For Marty Morse, owner of Morse Remodeling, in Davis, Calif., what’s important is analyzing where jobs are in the design process and structuring production so that there are no stagnant jobs. “We have a foreshadowing meeting in which we look at the future workload of production.”
Morse and his staff figured out how many jobs one project manager could handle without affecting quality and timeliness. Based on their average job of $200,000, the optimal workload is four jobs. “As long as we stagger jobs — put them into production sequentially — we won’t overload the project manager and can keep steadily progressing,” he says.
You can’t monitor what you can’t see, though, and it’s often difficult to find a bottleneck. William Connor, at Connor & Co., in Indianapolis, uses his management committee to do a flow analysis. “We agreed that we needed to look at the processes we had and how things flow through the company,” Connor says. With a business that includes a separate handyman division, Connor’s team had 540 jobs on its docket in 2007. “That’s a lot of invoicing,” he says. They discovered that the billing process was bogging down at the point where the clerk had to get invoices out to customers. “There was no consistent communication about a job being complete.”
As a group, Connor’s staff came up with a written policy of how to handle billing — something that had never been done. They established a weekly billing meeting, out of which comes a report. It took a month to refine the process. “It’s not rocket science, but it took a lot of thought to look at the process and see where the breakdowns were,” Connor says. Because he included members of his team in creating the policy that would address the billing bottleneck, the employees were more apt to buy into the process and readily follow the meeting agenda.

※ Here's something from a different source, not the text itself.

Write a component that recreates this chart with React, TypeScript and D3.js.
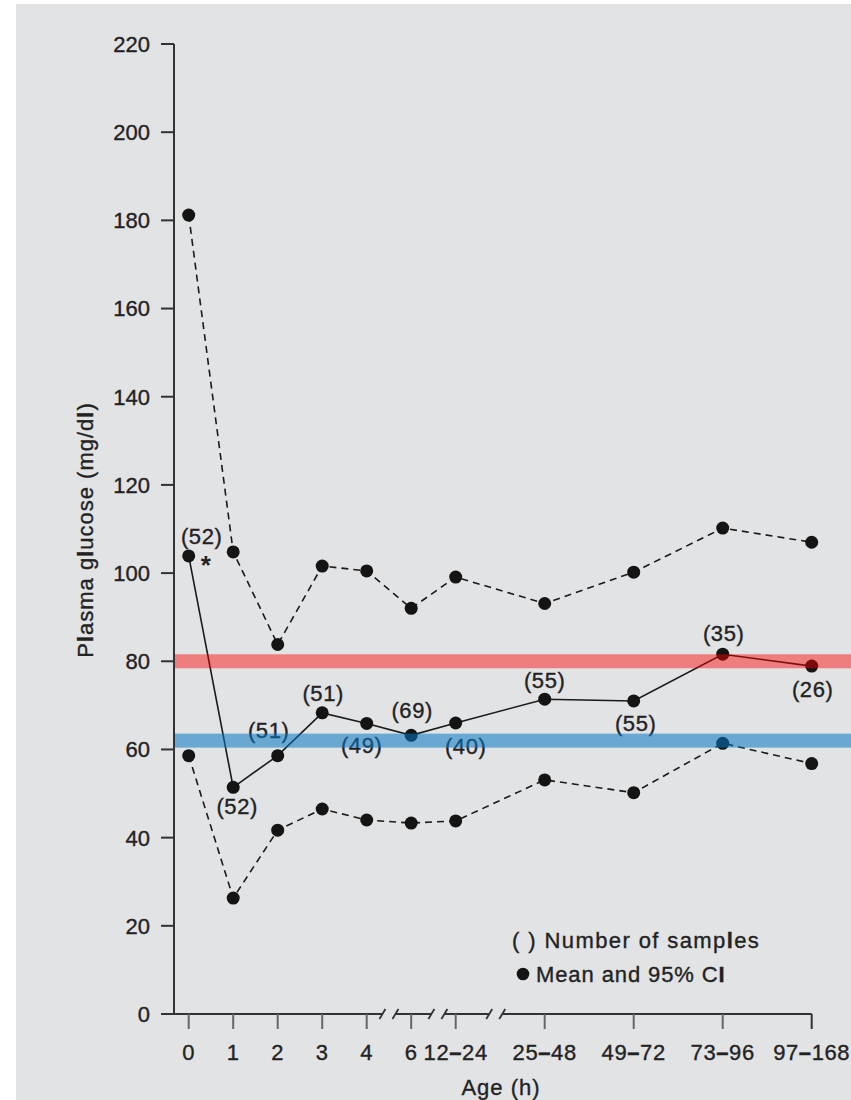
import React from "react";
import * as d3 from "d3";

// ---- data ----
const categories = ["0", "1", "2", "3", "4", "6", "12–24", "25–48", "49–72", "73–96", "97–168"];
const slots = [0, 1, 2, 3, 4, 5, 6, 8, 10, 12, 14];
const meanValues = [103.9, 51.4, 58.6, 68.3, 65.9, 63.2, 66.0, 71.4, 71.0, 81.6, 78.9];
const upperCI = [181.2, 104.8, 83.8, 101.6, 100.5, 92.0, 99.1, 93.1, 100.2, 110.2, 107.0];
const lowerCI = [58.6, 26.3, 41.7, 46.5, 44.0, 43.3, 43.8, 53.1, 50.2, 61.4, 56.8];
const sampleSizes = [52, 52, 51, 51, 49, 69, 40, 55, 55, 35, 26];
const yTicks = [0, 20, 40, 60, 80, 100, 120, 140, 160, 180, 200, 220];
const thresholds = [80, 62];
const axisBreaks = [4.5, 5.6, 6.9];

// label offsets (layout)
const labelOffsets: [number, number][] = [
  [13, -20], [4, 19], [-9, -26], [1, -20], [-5, 22], [1, -25],
  [10, 23], [0, -19], [2, 22], [1, -21], [1, 23],
];

const W = 851;
const H = 1100;
const FONT = "'Liberation Sans', Arial, Helvetica, sans-serif";
const TXT = "#222";
const FS = 22;
const TS = { stroke: "#222", strokeWidth: 0.35 };

export default function App() {
  const x = d3.scaleLinear().domain([0, 14]).range([188.7, 811.7]);
  const y = d3.scaleLinear().domain([0, 220]).range([1014, 44]);
  const axisX = 174;
  const axisY = y(0);

  const line = d3
    .line<number>()
    .x((_, i) => x(slots[i]))
    .y((d) => y(d));

  const gapHalf = 6.5;
  const segs: [number, number][] = [];
  let start = 161;
  axisBreaks.forEach((b) => {
    const bx = x(b);
    segs.push([start, bx - gapHalf]);
    start = bx + gapHalf;
  });
  segs.push([start, x(14)]);

  const slash = (cx: number) => (
    <line key={"s" + cx} x1={cx - 3} y1={axisY + 5} x2={cx + 3} y2={axisY - 5} stroke="#333" strokeWidth={1.8} />
  );

  const bandColors = ["rgba(255,0,0,0.45)", "rgba(8,120,198,0.55)"];

  const renderCat = (c: string) => {
    const parts = c.split("–");
    if (parts.length === 1) return c;
    return (
      <>
        {parts[0]}
        <tspan fontWeight="bold">–</tspan>
        {parts[1]}
      </>
    );
  };

  return (
    <svg width={W} height={H} style={{ position: "absolute", left: 0, top: 0 }} fontFamily={FONT}>
      <rect x={0} y={0} width={W} height={H} fill="#ffffff" />
      <rect x={16} y={4} width={W - 16} height={H - 4} fill="#e2e3e5" />

      {/* y axis */}
      <line x1={axisX} y1={y(220)} x2={axisX} y2={axisY} stroke="#333" strokeWidth={2} />
      {yTicks.map((t) => (
        <g key={t}>
          <line x1={161} x2={axisX} y1={y(t)} y2={y(t)} stroke="#333" strokeWidth={2} />
          <text x={150} y={y(t)} dy="0.36em" textAnchor="end" fontSize={FS} fill={TXT} {...TS}>
            {t}
          </text>
        </g>
      ))}
      <text
        transform={`translate(85,530) rotate(-90)`}
        textAnchor="middle"
        dy="0.36em"
        fontSize={FS}
        letterSpacing={1}
        fill={TXT}
        {...TS}
      >
        P<tspan fontWeight="bold">l</tspan>asma g<tspan fontWeight="bold">l</tspan>ucose (mg/d
        <tspan fontWeight="bold">l</tspan>)
      </text>

      {/* x axis */}
      {segs.map(([a, b], i) => (
        <line key={i} x1={a} x2={b} y1={axisY} y2={axisY} stroke="#333" strokeWidth={2} />
      ))}
      {axisBreaks.map((b) => (
        <g key={b}>
          {slash(x(b) - gapHalf)}
          {slash(x(b) + gapHalf)}
        </g>
      ))}
      {categories.map((c, i) => (
        <g key={c}>
          <line
            x1={x(slots[i])}
            x2={x(slots[i])}
            y1={axisY}
            y2={axisY + 15}
            stroke={i === categories.length - 1 ? "#333" : "#666"}
            strokeWidth={2}
          />
          <text x={x(slots[i])} y={1052} dy="0.36em" textAnchor="middle" fontSize={FS} letterSpacing={0.6} fill={TXT} {...TS}>
            {renderCat(c)}
          </text>
        </g>
      ))}
      <text x={501} y={1087} dy="0.36em" textAnchor="middle" fontSize={FS} letterSpacing={1} fill={TXT} {...TS}>
        Age (h)
      </text>

      {/* CI lines */}
      <path d={line(upperCI) || ""} fill="none" stroke="#1a1a1a" strokeWidth={1.6} strokeDasharray="7,5" />
      <path d={line(lowerCI) || ""} fill="none" stroke="#1a1a1a" strokeWidth={1.6} strokeDasharray="7,5" />
      <path d={line(meanValues) || ""} fill="none" stroke="#1a1a1a" strokeWidth={1.6} />

      {[upperCI, lowerCI, meanValues].map((arr, k) =>
        arr.map((v, i) => <circle key={k + "-" + i} cx={x(slots[i])} cy={y(v)} r={6.5} fill="#141414" />)
      )}

      {/* sample size labels */}
      {sampleSizes.map((n, i) => (
        <text
          key={"n" + i}
          x={x(slots[i]) + labelOffsets[i][0]}
          y={y(meanValues[i]) + labelOffsets[i][1]}
          dy="0.36em"
          textAnchor="middle"
          fontSize={FS}
          letterSpacing={0.6}
          fill={TXT}
          {...TS}
        >
          ({n})
        </text>
      ))}
      <text x={x(0) + 17} y={y(meanValues[0]) + 18} textAnchor="middle" fontSize={26} fontWeight="bold" fill={TXT}>
        *
      </text>

      {/* legend */}
      <text x={512} y={940} dy="0.36em" fontSize={FS} letterSpacing={1.4} fill={TXT} {...TS}>
        ( ) Number of samp<tspan fontWeight="bold">l</tspan>es
      </text>
      <circle cx={523} cy={974} r={6.3} fill="#141414" />
      <text x={536} y={974} dy="0.36em" fontSize={FS} letterSpacing={0.9} fill={TXT} {...TS}>
        Mean and 95% C<tspan fontWeight="bold">I</tspan>
      </text>

      {/* threshold bands on top */}
      {thresholds.map((t, i) => (
        <rect key={t} x={axisX + 1} y={y(t) - 7} width={W - axisX - 1} height={14} fill={bandColors[i]} />
      ))}
    </svg>
  );
}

Other owners use business coaches or join peer review groups such as Remodelers Advantage Roundtables, Business Networks, or the National Association of Home Builders’ Remodeler 20 groups to help them uncover and find solutions for bottlenecks. “It’s hard for an owner to see bottlenecks,” says Steven, who works almost exclusively with remodeling companies. “It’s easy for an owner to focus on their strengths and not give enough credence to the ways things could be made better through changes.”
If you’re not ready to invest in a coach or peer review group, any outside person you trust can help. Former remodeling company owner Mike Weiss, who now teaches for the National Association of Home Builders, says that when he was having a sales bottleneck — clients he was sure of weren’t signing — he called in his son who knew nothing about the process. His son acted the part of the client, while Weiss role-played a sales call. “He told me I was giving the clients too much information. What I thought was the cure was the poison,” Weiss says. His sales soon recovered, and he believes it’s because his son was able to ask him “uneducated questions, which can sometimes shine a light on a bottleneck.”